The Public Service Commission of New York has opened a new discussion on how to value clean, distributed energy in the state as part of its energy market overhaul initiative, Reforming the Energy Vision.
A white paper filed last week outlined the benefits and costs that will be included in the framework, such as avoided transmission losses and ancillary services of distributed generation.
Some of the calculations are fairly straightforward, while others are not. One of the most difficult issues will be valuing the external costs and benefits of distributed energy. On this point, the PSC offered three suggestions for comment and encouraged interested stakeholders to suggest other approaches.
Rely on values reflected in location-based marginal prices
The first approach is arguably the simplest. It would use the values, in dollars per ton, that New York’s Independent System Operator uses in its congestion assessment and resource integration study for compliance costs for NOx, SOx and CO2. The costs are largely based on the EPA’s cross-state air pollution rule and the Regional Greenhouse Gas Initiative.
However, under those forecasts, these costs are not applied to generators with fleets smaller than 25 megawatts, and therefore any clean, distributed resources that do not emit those gases, such as rooftop solar, would not receive those credits.
Another issue, the PSC notes, is that the values set in the resource integration study were never intended to be an estimate of the full marginal damage cost.
Detailed calculation of net marginal damage costs
The second approach would leverage the model from the resource integration study to calculate the reduction in pollution based on lower system loads due to distributed energy resources.
Those estimates could be multiplied by an estimate of the dollars per ton of marginal damage costs minus the costs already paid at the wholesale bulk level under congestion pricing. The resulting figure would be translated into a dollar-per-megawatt figure and then used to compare emission-free generation to power sources that emit the gases.
The PSC white paper outlined a few concerns pertaining to this approach. One is that it uses the EPA’s estimates for SOx and NOx, which leads to small changes having very large impacts on price per megawatt-hour.
Another problem is choosing the price per ton for the damage caused by CO2-induced climate change. In the meantime, NYSERDA is going to conduct a study that will estimate externalities for all types of energy within New York state.

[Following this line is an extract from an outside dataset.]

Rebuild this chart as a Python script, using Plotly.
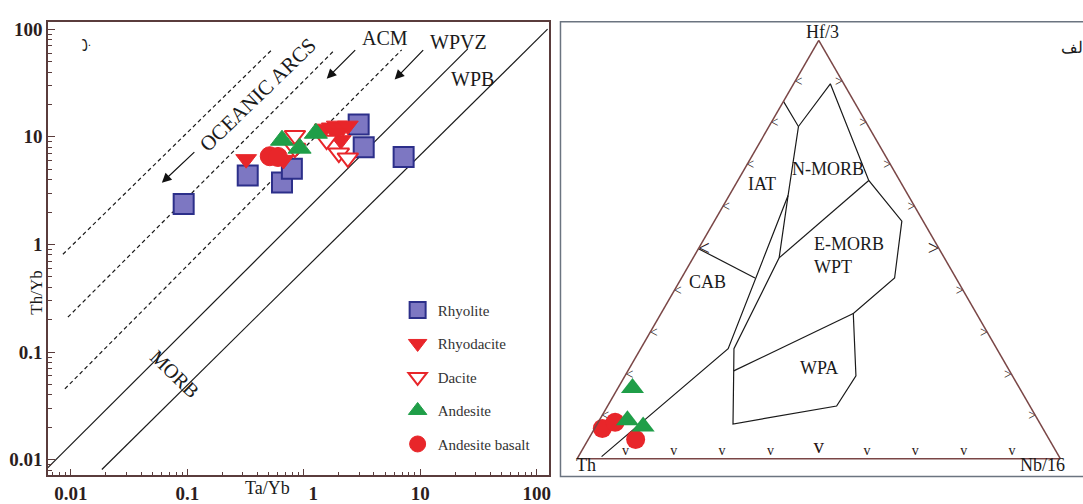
import plotly.graph_objects as go

W, H = 1083, 504
SERIF = "Liberation Serif"

# ---------------- Left panel: Th/Yb vs Ta/Yb ----------------
rhyolite_x = [0.093, 0.33, 0.65, 0.79, 2.96, 3.27, 7.2]
rhyolite_y = [2.37, 4.36, 3.76, 5.05, 13.0, 8.0, 6.5]
rhyodacite_x = [0.32, 0.67, 1.51, 1.74, 1.92, 2.16, 2.39, 1.88, 2.08]
rhyodacite_y = [6.2, 6.1, 11.9, 12.2, 12.7, 12.2, 12.7, 10.8, 9.3]
dacite_x = [0.84, 0.84, 1.57, 2.0, 2.39]
dacite_y = [10.3, 7.85, 9.3, 7.07, 6.36]
andesite_x = [0.65, 0.92, 1.27]
andesite_y = [9.3, 7.85, 10.8]
basalt_x = [0.51, 0.6]
basalt_y = [6.6, 6.5]

# field boundary lines (Ta/Yb, Th/Yb end points)
solid_upper_x = [0.00635, 25.6]
solid_upper_y = [0.00845, 65.7]
solid_lower_x = [0.01845, 124.0]
solid_lower_y = [0.0081, 100.0]
dash1_x = [0.00854, 0.542]
dash1_y = [0.81, 65.7]
dash2_x = [0.00942, 1.845]
dash2_y = [0.211, 64.3]
dash3_x = [0.00888, 6.93]
dash3_y = [0.0455, 64.3]

major_ticks = [0.01, 0.1, 1, 10, 100]
x_tick_text = ["0.01", "0.1", "\u00a0" * 4 + "1", "10", "100"]
y_tick_text = ["0.01", "0.1", "1", "10", "100"]
minor_ticks = [m * d for d in [0.001, 0.01, 0.1, 1, 10, 100] for m in range(2, 10)]

# ---------------- Right panel: Th - Hf/3 - Nb/16 (percent) ----------------
# boundary polylines (Hf/3, Th, Nb/16)
arc_hf = [85.4, 79.4, 62.9, 26.3, 0.5]
arc_th = [14.6, 14.5, 24.9, 55.6, 94.7]
arc_nb = [0.0, 6.1, 12.2, 18.1, 4.8]

wp_hf = [79.4, 89.6, 66.5, 56.8, 43.2, 34.7, 19.8, 12.6, 8.3, 21.0, 26.3, 48.0, 62.9]
wp_th = [14.5, 2.8, 6.4, 4.4, 12.7, 25.5, 32.4, 40.0, 63.6, 57.1, 54.4, 34.2, 24.9]
wp_nb = [6.1, 7.6, 27.1, 38.8, 44.1, 39.8, 47.8, 47.4, 28.1, 21.9, 19.3, 17.8, 12.2]

nmorb_hf = [66.5, 48.0]
nmorb_th = [6.4, 34.2]
nmorb_nb = [27.1, 17.8]

wpa_hf = [34.7, 21.0]
wpa_th = [25.5, 57.1]
wpa_nb = [39.8, 21.9]

cab_hf = [50.2, 43.2]
cab_th = [49.8, 41.6]
cab_nb = [0.0, 15.2]

t_andesite_hf = [16.9, 9.2, 7.7]
t_andesite_th = [80.1, 85.0, 82.5]
t_andesite_nb = [3.0, 5.8, 9.8]
t_basalt_hf = [7.2, 8.7, 4.6]
t_basalt_th = [91.2, 87.8, 85.6]
t_basalt_nb = [1.6, 3.5, 9.8]

tick_pos = [10, 20, 30, 40, 50, 60, 70, 80, 90]

# ---------------- colours ----------------
PURPLE = "#7d77c2"
PURPLE_EDGE = "#2c2f8a"
RED = "#e8262a"
GREEN = "#1f9e48"
AXIS = "#5a3c3c"
TRI = "#7a4646"


def P(px, py):
    return px / W, 1 - py / H


fig = go.Figure()

line_style = dict(color="#1a1a1a", width=1.2)
dash_style = dict(color="#1a1a1a", width=1.2, dash="4px,3px")
for xs, ys, st in [(solid_upper_x, solid_upper_y, line_style),
                   (solid_lower_x, solid_lower_y, line_style),
                   (dash1_x, dash1_y, dash_style),
                   (dash2_x, dash2_y, dash_style),
                   (dash3_x, dash3_y, dash_style)]:
    fig.add_trace(go.Scatter(x=xs, y=ys, mode="lines", line=st, showlegend=False,
                             hoverinfo="skip", cliponaxis=True))

fig.add_trace(go.Scatter(x=rhyolite_x, y=rhyolite_y, mode="markers", name="Rhyolite",
                         legendgroup="a",
                         marker=dict(symbol="square", size=20, color=PURPLE,
                                     line=dict(color=PURPLE_EDGE, width=2))))
fig.add_trace(go.Scatter(x=rhyodacite_x, y=rhyodacite_y, mode="markers", name="Rhyodacite",
                         legendgroup="b",
                         marker=dict(symbol="triangle-down", size=18, color=RED,
                                     line=dict(color=RED, width=1))))
fig.add_trace(go.Scatter(x=dacite_x, y=dacite_y, mode="markers", name="Dacite",
                         legendgroup="c",
                         marker=dict(symbol="triangle-down", size=18, color="white",
                                     line=dict(color=RED, width=2))))
fig.add_trace(go.Scatter(x=andesite_x, y=andesite_y, mode="markers", name="Andesite",
                         legendgroup="d",
                         marker=dict(symbol="triangle-up", size=20, color=GREEN,
                                     line=dict(color=GREEN, width=1))))
fig.add_trace(go.Scatter(x=basalt_x, y=basalt_y, mode="markers", name="Andesite basalt",
                         legendgroup="e",
                         marker=dict(symbol="circle", size=19, color=RED,
                                     line=dict(color=RED, width=1))))

# ---------------- ternary ----------------
for hf, th, nb in [(arc_hf, arc_th, arc_nb), (wp_hf, wp_th, wp_nb),
                   (nmorb_hf, nmorb_th, nmorb_nb), (wpa_hf, wpa_th, wpa_nb),
                   (cab_hf, cab_th, cab_nb)]:
    fig.add_trace(go.Scatterternary(a=hf, b=th, c=nb, mode="lines",
                                    line=dict(color="#1a1a1a", width=1.2),
                                    showlegend=False, hoverinfo="skip"))

sizes = [21 if t == 50 else 14 for t in tick_pos]
CHEV = "#2a1616"
fig.add_trace(go.Scatterternary(a=tick_pos, b=[100 - t for t in tick_pos], c=[0] * 9,
                                mode="text", text=["<"] * 9, textposition="middle right",
                                textfont=dict(size=sizes, color=CHEV),
                                showlegend=False, hoverinfo="skip", cliponaxis=False))
fig.add_trace(go.Scatterternary(a=[0] * 9, b=[100 - t for t in tick_pos], c=tick_pos,
                                mode="text", text=["v"] * 9, textposition="top center",
                                textfont=dict(size=sizes, color=CHEV),
                                showlegend=False, hoverinfo="skip", cliponaxis=False))
fig.add_trace(go.Scatterternary(a=tick_pos, b=[0] * 9, c=[100 - t for t in tick_pos],
                                mode="text", text=[">"] * 9, textposition="middle left",
                                textfont=dict(size=sizes, color=CHEV),
                                showlegend=False, hoverinfo="skip", cliponaxis=False))

fig.add_trace(go.Scatterternary(a=t_basalt_hf, b=t_basalt_th, c=t_basalt_nb, mode="markers",
                                marker=dict(symbol="circle", size=19, color=RED),
                                showlegend=False, cliponaxis=False))
fig.add_trace(go.Scatterternary(a=t_andesite_hf, b=t_andesite_th, c=t_andesite_nb, mode="markers",
                                marker=dict(symbol="triangle-up", size=20, color=GREEN),
                                showlegend=False, cliponaxis=False))

tern_axis = dict(showticklabels=False, ticks="", showgrid=False, linecolor=TRI,
                 linewidth=1.5, title=dict(text=""), min=0)

annotations = []


def txt(px, py, s, size=18, angle=0, bold=False, color="#1a1a1a", xanchor="center"):
    x, y = P(px, py)
    annotations.append(dict(x=x, y=y, xref="paper", yref="paper", text=s, showarrow=False,
                            textangle=angle, xanchor=xanchor, yanchor="middle", align="left",
                            font=dict(family=SERIF, size=size, color=color,
                                      weight="bold" if bold else "normal")))


def arrow(hx, hy, tx, ty):
    x, y = P(hx, hy)
    annotations.append(dict(x=x, y=y, xref="paper", yref="paper", text="", showarrow=True,
                            axref="pixel", ayref="pixel", ax=tx - hx, ay=ty - hy,
                            arrowhead=2, arrowsize=1.6, arrowwidth=1.2, arrowcolor="#111"))


# left panel labels
txt(258, 94, "OCEANIC ARCS", 21, angle=-44)
txt(385, 36, "ACM", 20)
txt(459, 40, "WPVZ", 20)
txt(473, 77, "WPB", 20)
txt(175, 378, "MORB", 20, angle=44)
txt(82, 43, "ب", 15, angle=-90)
txt(37, 295, "Th/Yb", 17, angle=-90)
txt(268, 494, "Ta/Yb", 18)
arrow(162, 183, 196, 151)
arrow(327, 77, 357, 47)
arrow(395, 78, 425, 47)

# right panel labels
txt(823, 30, "Hf/3", 18)
txt(587, 470, "Th", 18)
txt(1043, 470, "Nb/16", 18)
txt(763, 184, "IAT", 18)
txt(829, 169, "N-MORB", 18)
txt(813, 257, "E-MORB<br>WPT", 18, xanchor="left")
txt(708, 284, "CAB", 18)
txt(820, 372, "WPA", 18)
txt(1060, 45, "الف", 16, xanchor="left")

x0, y1 = P(48, 19)
x1, y0 = P(550, 481)

fig.update_layout(
    width=W, height=H,
    margin=dict(l=0, r=0, t=0, b=0),
    paper_bgcolor="white", plot_bgcolor="white",
    font=dict(family=SERIF, color="#1a1a1a"),
    xaxis=dict(type="log", domain=[x0, x1], range=[-2.197, 2.11],
               tickmode="array", tickvals=major_ticks, ticktext=x_tick_text,
               ticks="inside", ticklen=7, tickwidth=1.2, tickcolor=AXIS,
               minor=dict(tickvals=minor_ticks, ticks="inside", ticklen=4, tickwidth=1,
                          tickcolor=AXIS, showgrid=False),
               showgrid=False, zeroline=False, showline=True, linecolor=AXIS, linewidth=1.5,
               mirror=True,
               tickfont=dict(family=SERIF, size=19, color="#2b1d1d", weight="bold")),
    yaxis=dict(type="log", domain=[y0, y1], range=[-2.146, 2.07],
               tickmode="array", tickvals=major_ticks, ticktext=y_tick_text,
               ticks="inside", ticklen=7, tickwidth=1.2, tickcolor=AXIS,
               minor=dict(tickvals=minor_ticks, ticks="inside", ticklen=4, tickwidth=1,
                          tickcolor=AXIS, showgrid=False),
               showgrid=False, zeroline=False, showline=True, linecolor=AXIS, linewidth=1.5,
               mirror=True,
               tickfont=dict(family=SERIF, size=19, color="#2b1d1d", weight="bold")),
    ternary=dict(domain=dict(x=[573.5 / W, 1065.5 / W], y=[1 - 464 / H, 1 - 38 / H]),
                 sum=100, bgcolor="rgba(0,0,0,0)",
                 aaxis=tern_axis, baxis=tern_axis, caxis=tern_axis),
    legend=dict(x=398 / W, y=1 - 296 / H, xanchor="left", yanchor="top",
                bgcolor="rgba(0,0,0,0)", tracegroupgap=11,
                font=dict(family=SERIF, size=15, color="#333")),
    shapes=[dict(type="rect", xref="paper", yref="paper",
                 x0=561 / W, x1=1.05, y0=1 - 482 / H, y1=1 - 19 / H,
                 line=dict(color="#6b7480", width=1.5), fillcolor="rgba(0,0,0,0)",
                 layer="below")],
    annotations=annotations,
)

fig.write_html("out.html")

Additionally, there is an assumption that reducing load will actually reduce emissions at a bulk level, but since the prices are set via cap-and-trade programs like the Regional Greenhouse Gas Initiative, “This assumption is technically wrong.”
Even with many technical issues to hammer out with the second approach, the PSC noted this method “may provide the most complete, rational and defensible approach for valuing the damage attributable to emissions of carbon dioxide and other pollutants,” even though the other methods could be easier to implement.
Large-scale renewable parity
The third approach is based on New York’s renewable portfolio solicitations, where NYSERDA pays a price for renewable energy credits to clean energy generators. The average of these prices is about $25 per megawatt-hour.
This approach would simply add $25 per megawatt-hour to the location-based marginal prices when comparing grid-level, traditional energy to clean, distributed energy. The figure would be recalculated as large-scale renewable programs evolve.